[Part of a data file]
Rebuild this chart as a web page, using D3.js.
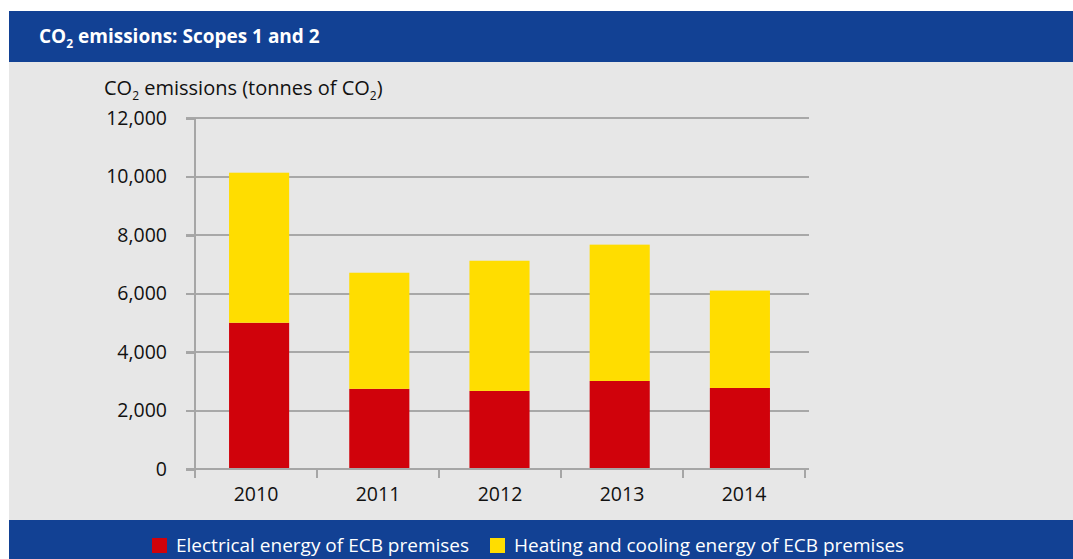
<!DOCTYPE html>
<html lang="en">
<head>
    <meta charset="UTF-8">
    <script src="https://d3js.org/d3.v7.min.js"></script>
    <title>CO2 emissions: Scopes 1 and 2</title>
    <style>
        body { margin: 0; background: #fff; }
        svg { display: block; font-family: "Open Sans", sans-serif; }
        .axis path, .axis line { stroke: #a6a6a6; stroke-width: 2; shape-rendering: crispEdges; }
        .grid line { stroke: #a8a8a8; stroke-width: 2; shape-rendering: crispEdges; }
    </style>
</head>
<body>
<svg id="chart"></svg>
<script>
    const years = ['2010', '2011', '2012', '2013', '2014'];
    const electrical = [5000, 2740, 2670, 3010, 2770];
    const heating = [5130, 3970, 4450, 4660, 3330];
    const yTicks = [0, 2000, 4000, 6000, 8000, 10000, 12000];
    const seriesNames = ['Electrical energy of ECB premises', 'Heating and cooling energy of ECB premises'];
    const seriesColors = ['#d0020b', '#ffdd00'];

    const W = 1073, H = 559;
    const svg = d3.select('#chart').attr('width', W).attr('height', H);

    // panel background + header/footer bands
    svg.append('rect').attr('x', 9).attr('y', 11).attr('width', W - 9).attr('height', H - 11).attr('fill', '#e7e7e7');
    svg.append('rect').attr('x', 9).attr('y', 11).attr('width', W - 9).attr('height', 51).attr('fill', '#124194');
    svg.append('rect').attr('x', 9).attr('y', 520).attr('width', W - 9).attr('height', H - 520).attr('fill', '#124194');

    // title with subscript
    const title = svg.append('text').attr('x', 39).attr('y', 43)
        .attr('fill', '#fff').style('font-size', '19px').style('font-weight', 'bold');
    title.append('tspan').text('CO');
    title.append('tspan').text('2').style('font-size', '12px').attr('dy', 5);
    title.append('tspan').text(' emissions: Scopes 1 and 2').attr('dy', -5);

    // axis bands and bar positions (bars sit a touch tighter than the axis bands)
    const xAxisBand = d3.scaleBand().domain(years).range([195, 805]);
    const x = d3.scaleBand().domain(years).range([199, 800]).paddingInner(0.5).paddingOuter(0.25);
    const y = d3.scaleLinear().domain([0, 12000]).range([469, 118]);

    // gridlines
    svg.append('g').attr('class', 'grid')
        .selectAll('line').data(yTicks.filter(d => d > 0)).enter()
        .append('line')
        .attr('x1', 186).attr('x2', 809)
        .attr('y1', d => y(d)).attr('y2', d => y(d));

    // stacked bars
    const rows = years.map((yr, i) => ({ year: yr, e: electrical[i], h: heating[i] }));
    const stack = d3.stack().keys(['e', 'h']);
    const layers = stack(rows);
    svg.append('g').selectAll('g').data(layers).enter()
        .append('g').attr('fill', (d, i) => seriesColors[i])
        .selectAll('rect').data(d => d).enter()
        .append('rect')
        .attr('x', d => x(d.data.year))
        .attr('width', x.bandwidth())
        .attr('y', d => y(d[1]))
        .attr('height', d => y(d[0]) - y(d[1]));

    // y axis
    const yAxis = svg.append('g').attr('class', 'axis').attr('transform', 'translate(195,0)')
        .call(d3.axisLeft(y).tickValues(yTicks).tickSize(9).tickPadding(19).tickFormat(d3.format(',')));
    yAxis.select('.domain').attr('d', `M0,${y(12000)}V${y(0) + 8}`);
    yAxis.selectAll('text').style('font-size', '19.5px').attr('fill', '#111').style('font-family', '"Open Sans", sans-serif');

    // x axis: ticks at band boundaries
    const xg = svg.append('g').attr('class', 'axis');
    xg.append('line').attr('x1', 186).attr('x2', 809).attr('y1', y(0)).attr('y2', y(0));
    const bounds = years.map(d => xAxisBand(d)).concat([805]);
    xg.selectAll('.bt').data(bounds).enter()
        .append('line').attr('class', 'bt')
        .attr('x1', d => d).attr('x2', d => d)
        .attr('y1', y(0)).attr('y2', y(0) + 9);
    svg.selectAll('.xl').data(years).enter()
        .append('text').attr('class', 'xl')
        .attr('x', d => xAxisBand(d) + xAxisBand.bandwidth() / 2)
        .attr('y', 501).attr('text-anchor', 'middle')
        .style('font-size', '19.5px').attr('fill', '#111').text(d => d);

    // y axis title
    const yt = svg.append('text').attr('x', 104).attr('y', 95).attr('fill', '#111').style('font-size', '20px');
    yt.append('tspan').text('CO');
    yt.append('tspan').text('2').style('font-size', '12px').attr('dy', 5);
    yt.append('tspan').text(' emissions (tonnes of CO').attr('dy', -5);
    yt.append('tspan').text('2').style('font-size', '12px').attr('dy', 5);
    yt.append('tspan').text(')').attr('dy', -5);

    // legend
    const legendX = [152, 490];
    const lg = svg.append('g').selectAll('g').data(seriesNames).enter()
        .append('g').attr('transform', (d, i) => `translate(${legendX[i]},538)`);
    lg.append('rect').attr('width', 15).attr('height', 15).attr('fill', (d, i) => seriesColors[i]);
    lg.append('text').attr('x', 24).attr('y', 14).attr('fill', '#fff').style('font-size', '19px').text(d => d);
</script>
</body>
</html>
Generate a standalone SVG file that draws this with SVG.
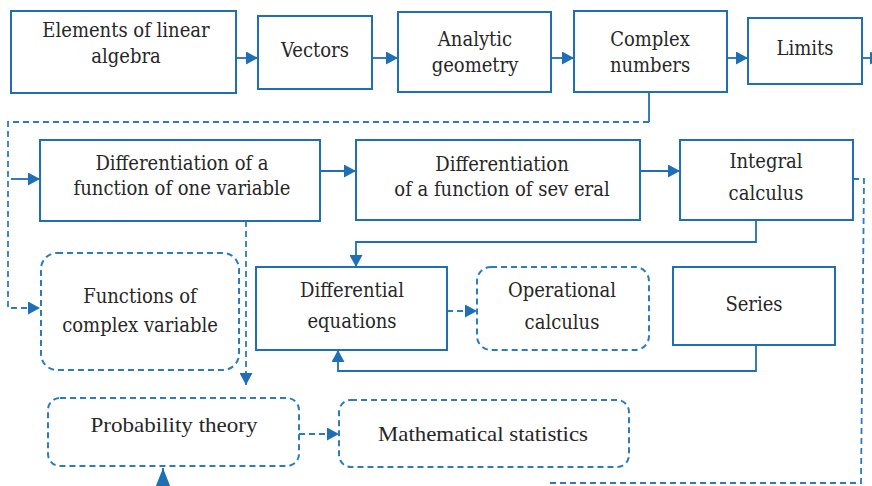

> **PROBLEM**: Find the count of lines in the data above where the string "this" occurs. Provide that number alone.

> **EXERCISE SOLUTION**: 2